PLF 2011 - Archéologie préventive : l'Inrap à nouveau dans une impasse budgétaire et financière
Dans son rapport présenté au nom de la commission des finances sur les crédits de la mission "culture", Yann Gaillard, sénateur de l'Aube et vice-président de la commission des finances, ne donne pas dans les circonvolutions : l'Institut national de recherches archéologiques préventives (Inrap) "traverse en effet, depuis l'été, une crise de trésorerie sans précédent, tant par son intensité que par sa durée. Les paiements de l'établissement aujourd'hui bloqués s'élèvent à 6 millions d'euros, qui ne pourront être honorés que lorsque le besoin de trésorerie afférent aux dépenses prioritaires de novembre, au premier rang desquelles le paiement des salaires, aura été couvert (soit 8,9 millions d'euros)".
Selon le rapporteur, cette situation tient à une double cause. D'une part, l'Inrap souffre d'une insuffisance persistante de son fonds de roulement, qui ne couvre que la moitié du besoin en la matière (soit 18,8 millions d'euros à la fin de 2009). D'autre part, ce besoin structurel "se trouve aggravé, en 2010, par une baisse importante du rendement de la redevance d'archéologie préventive" (RAP). A la fin du mois d'octobre, le rendement de la RAP était en effet de 50,5 millions d'euros, contre 65,6 millions attendus en progression linéaire. Interrogés par le rapporteur, les représentants de l'Inrap ont toutefois fait valoir "que les restructurations intervenues dans le cadre de la réorganisation de l'administration territoriale de l'Etat ont pu retarder la liquidation de la redevance par les services", ce qui laisserait augurer un possible rattrapage. La situation de l'Inrap n'en est pas moins de plus en plus précaire. Après une première "subvention exceptionnelle" de 15 millions d'euros au premier semestre 2010, le ministère de la Culture a attribué une nouvelle rallonge de 2 millions d'euros au début du mois d'octobre, avant une autre subvention de 4,3 millions d'euros d'ici à la fin de l'année.

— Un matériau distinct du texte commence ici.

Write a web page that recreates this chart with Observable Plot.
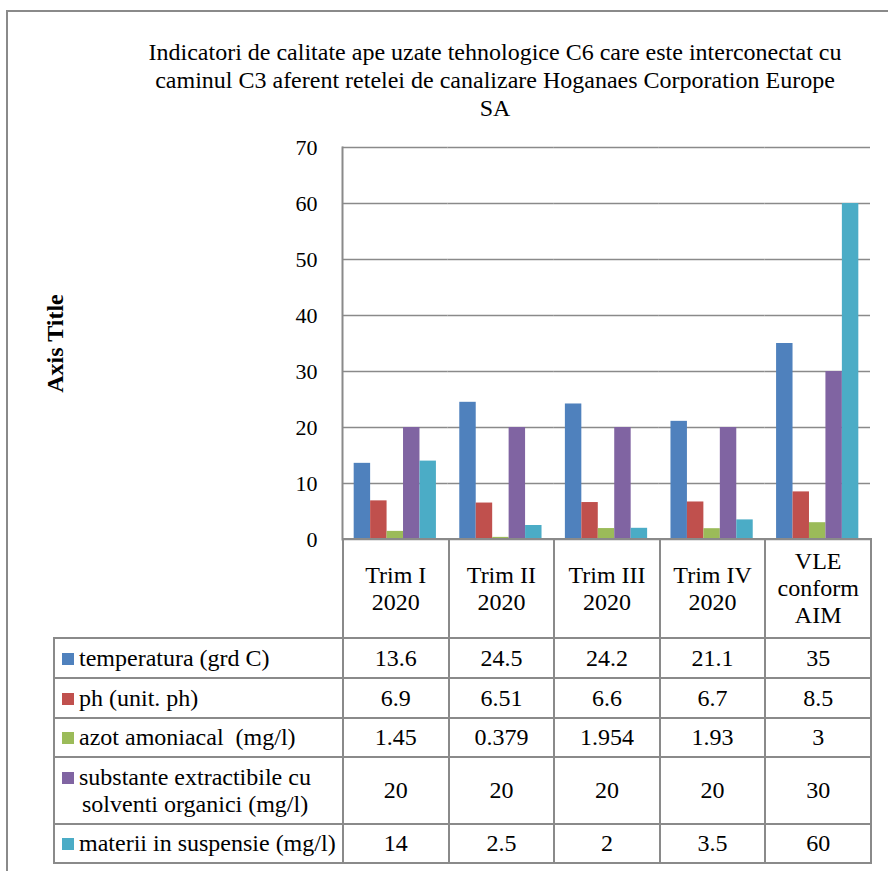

Le coût de la recapitalisation
Ces abondements ne sont toutefois que des palliatifs. L'Inrap lui-même reconnaît que "l'effort exceptionnel consenti ne suffira pas à redresser les comptes de l'institut, qui abordera l'année 2011 dans des conditions qui menacent sa pérennité et le bon déroulement de l'activité archéologique, si une réforme de la redevance d'archéologie préventive et de la gouvernance du système n'est pas mise en oeuvre rapidement et si une recapitalisation de l'Inrap et du Fnap [fonds national d'archéologie préventive, ndlr] n'intervient pas à brève échéance". Problème : le coût de la recapitalisation de l'Inrap et du Fnap est évalué à 63 millions d'euros (hors éventuel déficit 2010), dont 33,7 millions pour la reprise des déficits antérieurs et 29,1 millions d'insuffisance cumulée de crédits pour couvrir les 111 dossiers d'archéologie préventive non encore engagés faute de moyens. A défaut, il faudrait envisager une réduction drastique des moyens de l'ordre de 40%, "que l'Inrap juge incompatible avec la politique de prescription actuellement conduite et l'amélioration des délais d'intervention". Pour Yann Gaillard, cette situation très inquiétante traduit - au-delà des aspects conjoncturels - "l'extrémité à laquelle est parvenu un mode de financement inadapté, ne permettant pas un pilotage commun de la dépense et de la ressource". Le rapporteur fait notamment allusion au mécanisme de la RAP et à la trésorerie unifiée de l'Inrap (déficitaire) et du Fnap (longtemps excédentaire), qui a permis de masquer la situation réelle. Il compte donc interroger, lors de la discussion, le ministre de la Culture sur les conclusions de la mission que le gouvernement a confié, en avril dernier, à l'Inspection générale des finances sur le bilan de la RAP et les propositions alternatives permettant de définir un système de financement stable et pérenne.
Référence : projet de loi de finances pour 2011, rapport de la commission des finances du Sénat sur les crédits de la mission "culture".